▶ **Directions**:
Give only the number of lines that contain the word "this".

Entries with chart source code
--

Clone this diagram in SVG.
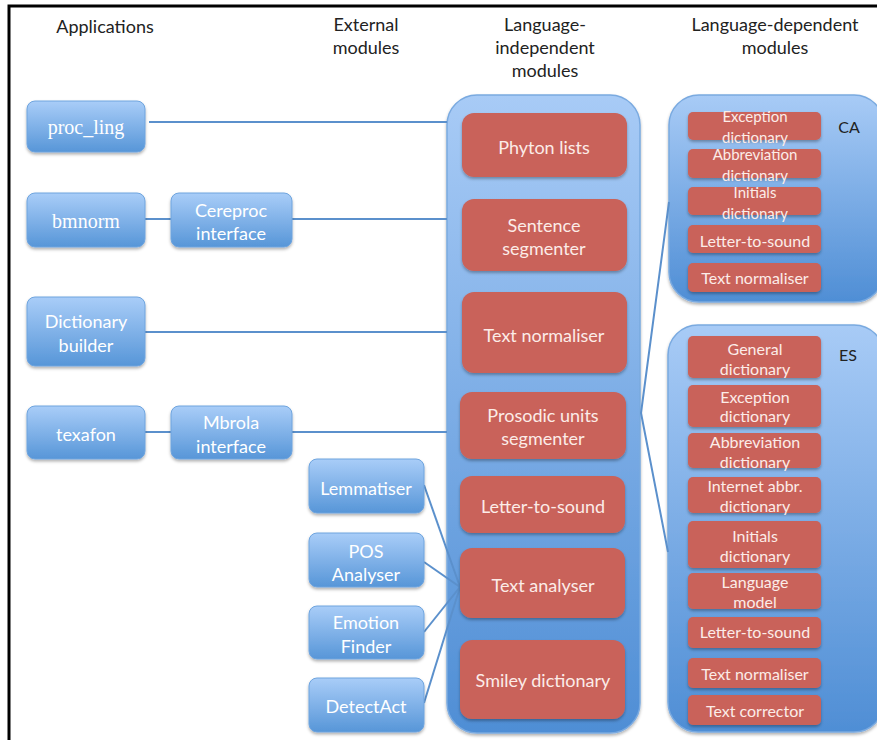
<svg xmlns="http://www.w3.org/2000/svg" width="877" height="740" viewBox="0 0 877 740">
<defs>
<linearGradient id="gb" x1="0" y1="0" x2="0" y2="1"><stop offset="0" stop-color="#a9cdf8"/><stop offset="1" stop-color="#5796d8"/></linearGradient>
<linearGradient id="gc" x1="0" y1="0" x2="0" y2="1"><stop offset="0" stop-color="#a8cbf6"/><stop offset="1" stop-color="#4f8ed5"/></linearGradient>
<filter id="sh" x="-10%" y="-10%" width="120%" height="130%"><feDropShadow dx="0" dy="2" stdDeviation="1.5" flood-color="#000" flood-opacity="0.3"/></filter>
<style>
.bn{fill:url(#gb);stroke:#6ea4de;stroke-width:1;filter:url(#sh)}
.ct{fill:url(#gc);stroke:#7aaae0;stroke-width:1.5;filter:url(#sh)}
.rd{fill:#c9625a;filter:url(#sh)}
.t{font-family:Lato,"Liberation Sans",sans-serif;font-size:18px;text-anchor:middle}
.w{fill:#ffffff}
.p{fill:#fcece8}
.s{font-size:16px}
.s2{font-size:15px}
.sf{font-family:"Liberation Serif",serif;font-size:20px;text-anchor:middle;fill:#fff}
.h{fill:#222}
.c{stroke:#5b90cc;stroke-width:2;fill:none}
</style>
</defs>
<rect width="877" height="740" fill="#fff"/>
<path d="M9,740 V6 H877" stroke="#000" stroke-width="3" fill="none"/>
<g id="headers">
<text class="t h" x="105" y="33">Applications</text>
<text class="t h" x="366" y="31">External</text>
<text class="t h" x="366" y="54">modules</text>
<text class="t h" x="545" y="31">Language-</text>
<text class="t h" x="545" y="54">independent</text>
<text class="t h" x="545" y="77">modules</text>
<text class="t h" x="775" y="31">Language-dependent</text>
<text class="t h" x="775" y="54">modules</text>
</g>
<g id="lang-independent"><rect class="ct" x="447" y="95" width="193" height="638" rx="30"/></g>
<g id="CA"><rect class="ct" x="669" y="95" width="215" height="207" rx="30"/><text class="t h" x="849" y="133" style="font-size:16px">CA</text></g>
<g id="ES"><rect class="ct" x="668" y="325" width="216" height="407" rx="30"/><text class="t h" x="848" y="361" style="font-size:16px">ES</text></g>
<g id="connectors">
<path class="c" d="M149,122 H447"/>
<path class="c" d="M145,219 H171"/>
<path class="c" d="M292,219 H447"/>
<path class="c" d="M145,332 H447"/>
<path class="c" d="M145,432 H171"/>
<path class="c" d="M292,432 H447"/>
<path class="c" d="M424,485 L460,587"/>
<path class="c" d="M424,562 L460,587"/>
<path class="c" d="M424,632 L460,587"/>
<path class="c" d="M424,703 L460,587"/>
<path class="c" d="M669,202 L641,413 L668,552"/>
</g>
<g id="proc_ling"><rect class="bn" x="27" y="101" width="118" height="51" rx="8"/><text class="sf" x="86" y="134">proc_ling</text></g>
<g id="bmnorm"><rect class="bn" x="27" y="193" width="118" height="54" rx="8"/><text class="sf" x="86" y="228">bmnorm</text></g>
<g id="cereproc"><rect class="bn" x="171" y="193" width="121" height="54" rx="8"/><text class="t w" x="231" y="217">Cereproc</text><text class="t w" x="231" y="240">interface</text></g>
<g id="dictionary-builder"><rect class="bn" x="27" y="297" width="118" height="69" rx="8"/><text class="t w" x="86" y="328">Dictionary</text><text class="t w" x="86" y="352">builder</text></g>
<g id="texafon"><rect class="bn" x="27" y="406" width="118" height="53" rx="8"/><text class="t w" x="86" y="441">texafon</text></g>
<g id="mbrola"><rect class="bn" x="171" y="406" width="121" height="53" rx="8"/><text class="t w" x="231" y="429">Mbrola</text><text class="t w" x="231" y="453">interface</text></g>
<g id="lemmatiser"><rect class="bn" x="309" y="459" width="115" height="54" rx="8"/><text class="t w" x="366" y="495">Lemmatiser</text></g>
<g id="pos"><rect class="bn" x="309" y="533" width="115" height="54" rx="8"/><text class="t w" x="366" y="558">POS</text><text class="t w" x="366" y="581">Analyser</text></g>
<g id="emotion"><rect class="bn" x="309" y="606" width="115" height="53" rx="8"/><text class="t w" x="366" y="629">Emotion</text><text class="t w" x="366" y="653">Finder</text></g>
<g id="detectact"><rect class="bn" x="309" y="678" width="115" height="54" rx="8"/><text class="t w" x="366" y="713">DetectAct</text></g>
<g id="phyton"><rect class="rd" x="462" y="113" width="165" height="64" rx="12"/><text class="t p" x="544" y="154">Phyton lists</text></g>
<g id="sentence"><rect class="rd" x="462" y="199" width="165" height="72" rx="12"/><text class="t p" x="544" y="232">Sentence</text><text class="t p" x="544" y="255">segmenter</text></g>
<g id="textnorm"><rect class="rd" x="462" y="292" width="165" height="81" rx="12"/><text class="t p" x="544" y="342">Text normaliser</text></g>
<g id="prosodic"><rect class="rd" x="460" y="392" width="166" height="67" rx="12"/><text class="t p" x="543" y="422">Prosodic units</text><text class="t p" x="543" y="445">segmenter</text></g>
<g id="lts"><rect class="rd" x="460" y="476" width="165" height="57" rx="12"/><text class="t p" x="543" y="513">Letter-to-sound</text></g>
<g id="textanalyser"><rect class="rd" x="460" y="548" width="165" height="70" rx="12"/><text class="t p" x="543" y="592">Text analyser</text></g>
<g id="smiley"><rect class="rd" x="460" y="640" width="165" height="79" rx="12"/><text class="t p" x="543" y="687">Smiley dictionary</text></g>
<g id="ca-exception"><rect class="rd" x="688" y="112" width="133" height="28" rx="5"/><text class="t p s2" x="755" y="122">Exception</text><text class="t p s2" x="755" y="143">dictionary</text></g>
<g id="ca-abbr"><rect class="rd" x="688" y="149" width="133" height="29" rx="5"/><text class="t p s2" x="755" y="160">Abbreviation</text><text class="t p s2" x="755" y="181">dictionary</text></g>
<g id="ca-initials"><rect class="rd" x="688" y="187" width="133" height="28" rx="5"/><text class="t p s2" x="755" y="198">Initials</text><text class="t p s2" x="755" y="219">dictionary</text></g>
<g id="ca-lts"><rect class="rd" x="688" y="225" width="133" height="28" rx="5"/><text class="t p s" x="755" y="247">Letter-to-sound</text></g>
<g id="ca-textnorm"><rect class="rd" x="688" y="263" width="133" height="29" rx="5"/><text class="t p s" x="755" y="284">Text normaliser</text></g>
<g id="es-general"><rect class="rd" x="688" y="336" width="133" height="42" rx="5"/><text class="t p s" x="755" y="355">General</text><text class="t p s" x="755" y="375">dictionary</text></g>
<g id="es-exception"><rect class="rd" x="688" y="385" width="133" height="42" rx="5"/><text class="t p s" x="755" y="403">Exception</text><text class="t p s" x="755" y="422">dictionary</text></g>
<g id="es-abbr"><rect class="rd" x="688" y="433" width="133" height="35" rx="5"/><text class="t p s" x="755" y="448">Abbreviation</text><text class="t p s" x="755" y="468">dictionary</text></g>
<g id="es-internet"><rect class="rd" x="688" y="477" width="133" height="36" rx="5"/><text class="t p s" x="755" y="492">Internet abbr.</text><text class="t p s" x="755" y="512">dictionary</text></g>
<g id="es-initials"><rect class="rd" x="688" y="521" width="133" height="47" rx="5"/><text class="t p s" x="755" y="542">Initials</text><text class="t p s" x="755" y="562">dictionary</text></g>
<g id="es-langmodel"><rect class="rd" x="688" y="573" width="133" height="36" rx="5"/><text class="t p s" x="755" y="588">Language</text><text class="t p s" x="755" y="608">model</text></g>
<g id="es-lts"><rect class="rd" x="688" y="617" width="133" height="31" rx="5"/><text class="t p s" x="755" y="638">Letter-to-sound</text></g>
<g id="es-textnorm"><rect class="rd" x="688" y="658" width="133" height="30" rx="5"/><text class="t p s" x="755" y="680">Text normaliser</text></g>
<g id="es-corrector"><rect class="rd" x="688" y="695" width="133" height="30" rx="5"/><text class="t p s" x="755" y="717">Text corrector</text></g>
</svg>
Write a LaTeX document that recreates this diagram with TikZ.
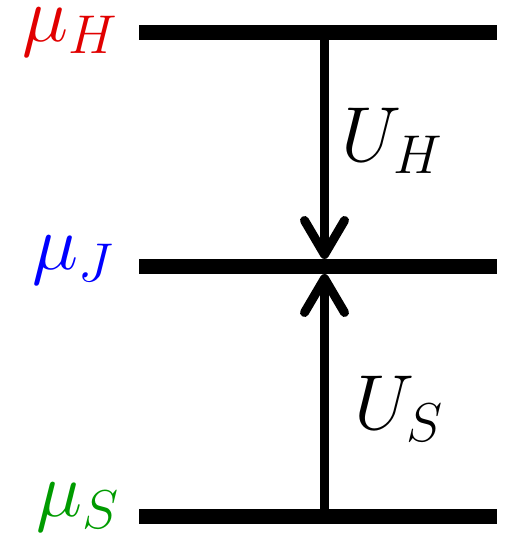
\RequirePackage{fix-cm}
\documentclass[tikz,border=0pt]{standalone}
\usetikzlibrary{arrows.meta}
\definecolor{lred}{RGB}{225,0,0}
\definecolor{lblue}{RGB}{0,0,255}
\definecolor{lgreen}{RGB}{0,155,0}
\tikzset{
  level/.style={line width=15pt, line cap=butt},
  arr/.style={line width=9pt, shorten >=7.5pt, -{Straight Barb[length=34pt,width=40pt,round]}},
  lab/.style={inner sep=0pt, font=\fontsize{78}{90}\selectfont}
}
\begin{document}
\begin{tikzpicture}[x=1pt,y=1pt]
\useasboundingbox (0,0) rectangle (504,534);
% level endpoints
\coordinate (H1) at (139,501);
\coordinate (H2) at (497,501);
\coordinate (J1) at (139,267.5);
\coordinate (J2) at (497,267.5);
\coordinate (S1) at (139,17);
\coordinate (S2) at (497,17);
\coordinate (HA) at (324.5,501);
\coordinate (JA) at (324.5,267.5);
\coordinate (SA) at (324.5,17);
% arrows
\draw[arr] (HA) -- (JA);
\draw[arr] (SA) -- (JA);
% levels
\draw[level] (H1) -- (H2);
\draw[level] (J1) -- (J2);
\draw[level] (S1) -- (S2);
% labels
\node[lab, text=lred, anchor=base east] (muH) at (118,492.5) {$\mu_H$};
\node[lab, text=lblue, anchor=base east] (muJ) at (114,264.5) {$\mu_J$};
\node[lab, text=lgreen, anchor=base east] (muS) at (119,17) {$\mu_S$};
\node[lab, anchor=base west] (UH) at (341,372.5) {$U_H$};
\node[lab, anchor=base west] (US) at (354,104.5) {$U_S$};
\end{tikzpicture}
\end{document}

--

▶ **Answer in full**:
2